Radical centre can create highest compromise on recognition

Radical centre can create highest compromise on recognition

I want to reference an example of innovation in relation to indigenous affairs: the challenge of recognition in the country’s Constitution. Our Constitution is notoriously difficult to change. This onerous hurdle was last overcome 40 years ago: only eight out of 44 referendums have succeeded.

The window of constitutional opportunity is extremely narrow between Left and Right, between over-ambition and desultory minimalism. The challenge is to produce a model and prosecute politics capable of steering the reform through that window. Too much Left won’t work, too much Right won’t work, too much overreach won’t work and too much miserable under-reach will not either — a minimalist, purely symbolic proposal would not be supported by indigenous people.

I hunt for the radical centre. I am neither Left nor Right. I have an appreciation for conservative, liberal and social democratic philosophies. I dismayed my land rights supporters when I sought welfare reform. I dismay some of my economic development supporters when I point out the importance of cultural retention. I believe that these positions are not contradictory. But the way in which our policy and politics are conducted in this country, these are often taken as polar opposites rather than complementary priorities in indigenous policy.

If politics is the art of the possible, than the radical centre is about maximum possibility. If politics is necessarily about tension and struggle, then the radical centre is the highest compromise. The radical centre is the policy and political source of innovation.

If you want innovation, then keep innovatively exploring the tensions between Left and Right; keep hunting the radical centre. Creativity and imagination are the means to creating the radical centre.

The glaring omission in Australia’s political landscape is the absence of political representation that hunts for that centre. We need new Democrats, with philosophy — with a higher purpose than simply keeping the bastards honest. We need a great connector between the red and the blue, the north pole and the south, the positive and the negative, the AC and the DC — this centre politic should not seek to be government or opposition, but a connector seizing opportunities to bring together the best of the Left and the Right.
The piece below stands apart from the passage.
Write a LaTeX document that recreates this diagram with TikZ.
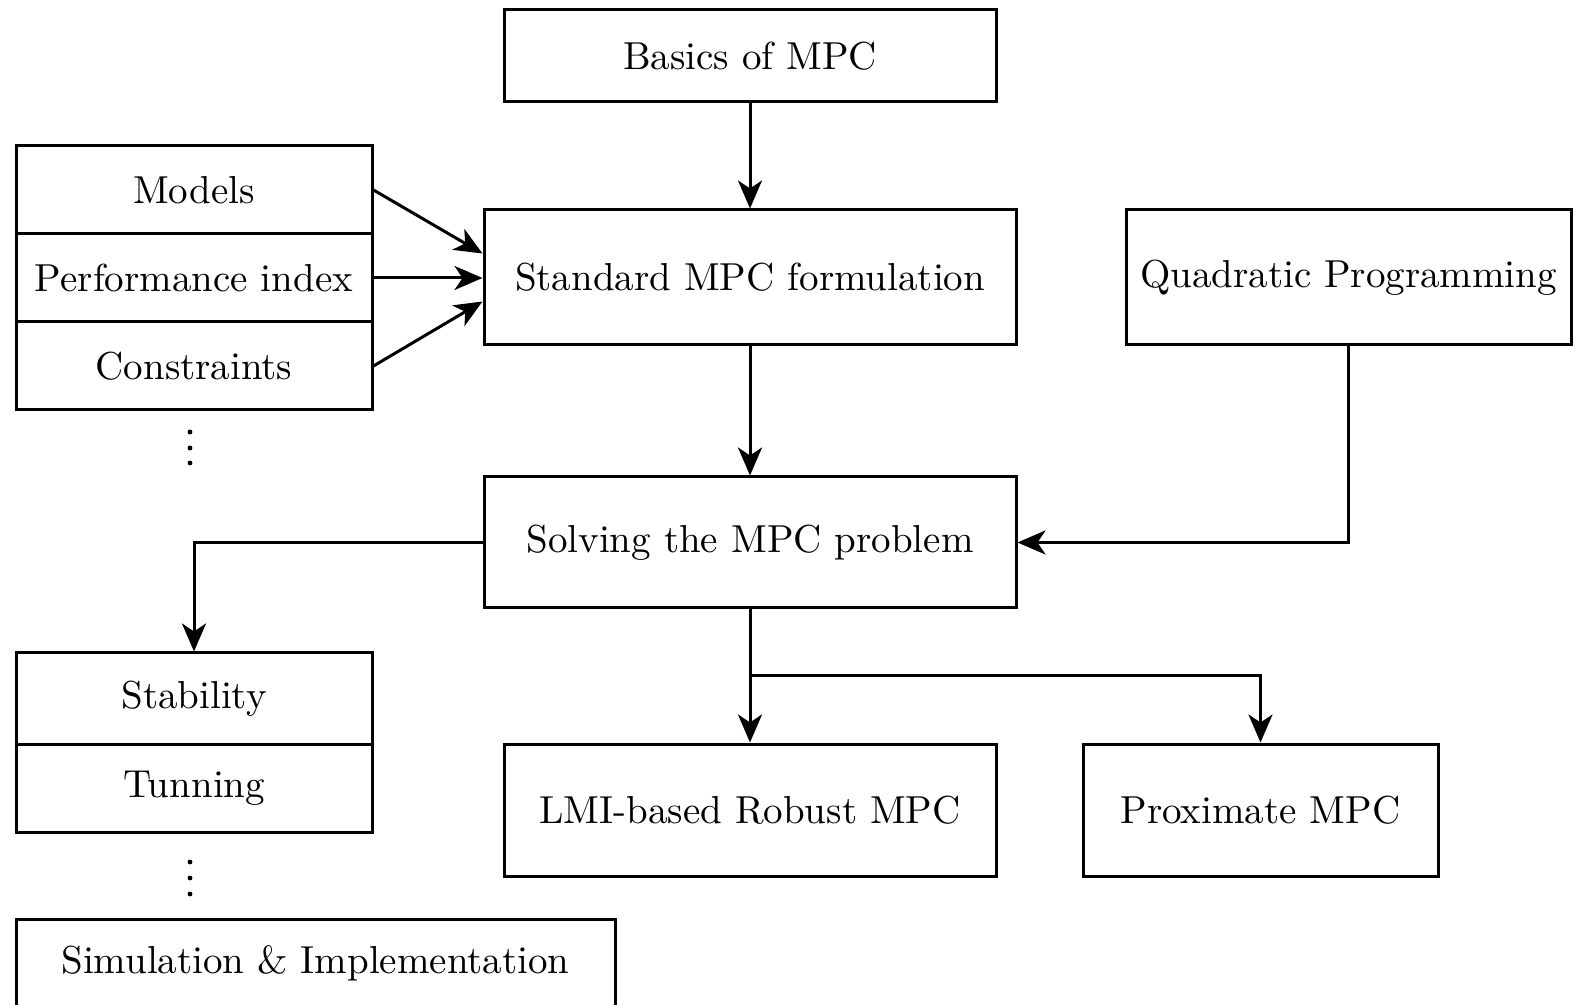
\documentclass[tikz,border=0pt]{standalone}
\usetikzlibrary{arrows.meta}
\begin{document}
\begin{tikzpicture}[x=0.25pt,y=-0.25pt,
  box/.style={draw,line width=0.75pt,inner sep=0pt,align=center,
    font=\fontsize{9.75}{12}\selectfont},
  link/.style={line width=0.75pt,-{Stealth[length=7pt,width=6pt,inset=2pt]}},
  dot/.style={fill,circle,inner sep=0pt,minimum size=1.2pt}]
\useasboundingbox (0,0) rectangle (1577,1005);

% main chain
\node[box,minimum width=492*0.25pt,minimum height=92*0.25pt] (basics) at (750,56) {Basics of MPC};
\node[box,minimum width=532*0.25pt,minimum height=135*0.25pt] (std) at (750,277.5) {Standard MPC formulation};
\node[box,minimum width=445*0.25pt,minimum height=135*0.25pt] (qp) at (1348.5,277.5) {Quadratic Programming};
\node[box,minimum width=532*0.25pt,minimum height=131*0.25pt] (solve) at (750,542.5) {Solving the MPC problem};
\node[box,minimum width=492*0.25pt,minimum height=132*0.25pt] (lmi) at (750,810) {LMI-based Robust MPC};
\node[box,minimum width=355*0.25pt,minimum height=132*0.25pt] (prox) at (1260.5,810) {Proximate MPC};

% ingredients of the formulation
\node[box,minimum width=356*0.25pt,minimum height=88*0.25pt] (models) at (194,190) {Models};
\node[box,minimum width=356*0.25pt,minimum height=88*0.25pt] (perf) at (194,278) {Performance index};
\node[box,minimum width=356*0.25pt,minimum height=88*0.25pt] (cons) at (194,366) {Constraints};
% vertical ellipsis below the list
\foreach \k/\yy in {1/432,2/448,3/463} \node[dot] (dA\k) at (190,\yy) {};

% analysis topics
\node[box,minimum width=356*0.25pt,minimum height=91*0.25pt] (stab) at (194,698.5) {Stability};
\node[box,minimum width=356*0.25pt,minimum height=88*0.25pt] (tun) at (194,788) {Tunning};
\foreach \k/\yy in {1/862,2/878,3/894} \node[dot] (dB\k) at (190,\yy) {};
\node[box,minimum width=599*0.25pt,minimum height=88*0.25pt] (sim) at (315.5,963) {Simulation \& Implementation};

% connectors
\draw[link] (basics.south) -- (std.north);
\draw[link] (models.east) -- ([yshift=6pt]std.west);
\draw[link] (perf.east) -- (perf.east -| std.west);
\draw[link] (cons.east) -- ([yshift=-6pt]std.west);
\draw[link] (std.south) -- (solve.north);
\draw[link] (qp.south) |- (solve.east);
\draw[link] (solve.west) -| (stab.north);
\draw[link] (solve.south) -- (lmi.north);
\coordinate (split) at (750,676);
\draw[link] (split) -| (prox.north);
\end{tikzpicture}
\end{document}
The radical Left and the radical Right pursuing their own agendas help insofar as they provide the necessary tension and intensity for a higher compromise to emerge, but they can never by themselves locate the right solutions, because they are perpetually at war. The real solutions lie in the elusive radical centre and it is in the parliamentary political process that this centre is most needed. More innovation will come from connecting the Left and the Right in the parliamentary process than any number of politicians trying to be a latter-day Steve Jobs.

Policy is the main business of our parliament and better policy design through a politics that aims to locate that higher centre is the real challenge of innovation. The radical centre is not a new philosophy, but rather an intense amalgam of liberal, conservative and social democratic thinking — pulling these three great traditions into a new balance to achieve higher ends.

The senator for South Australia, Nick Xenophon, is the closest we have to a radical centrist. His ethic and instinct is always to aim for the centre. Putting aside his penchant for leading cows and media by the nose, Xenophon is closest to what I mean. If you add philosophy and innovation to Xenophon, you have the exemplar of radical centre politics.

There are many radical centrists lurking on the fringes of politics within Australia, leaders like Tim Costello and Natasha Stott Despoja: these are people whose natural inclination is towards the brilliant centre. Being the connector means representation; it means a voice in the Senate. It would be about asking the Australian people to give two out of their six-pack of Senate votes to a centrist party.

Whether you prefer the blue of Pepsi or the red of Coca-Cola or the green of 7Up — the choice is yours to make — a centrist party would ask for only two of plain but rejuvenating effervescent water. It would say to Australians, give four votes according to your trad­itional inclinations, but give a pair from your six-pack to the nation.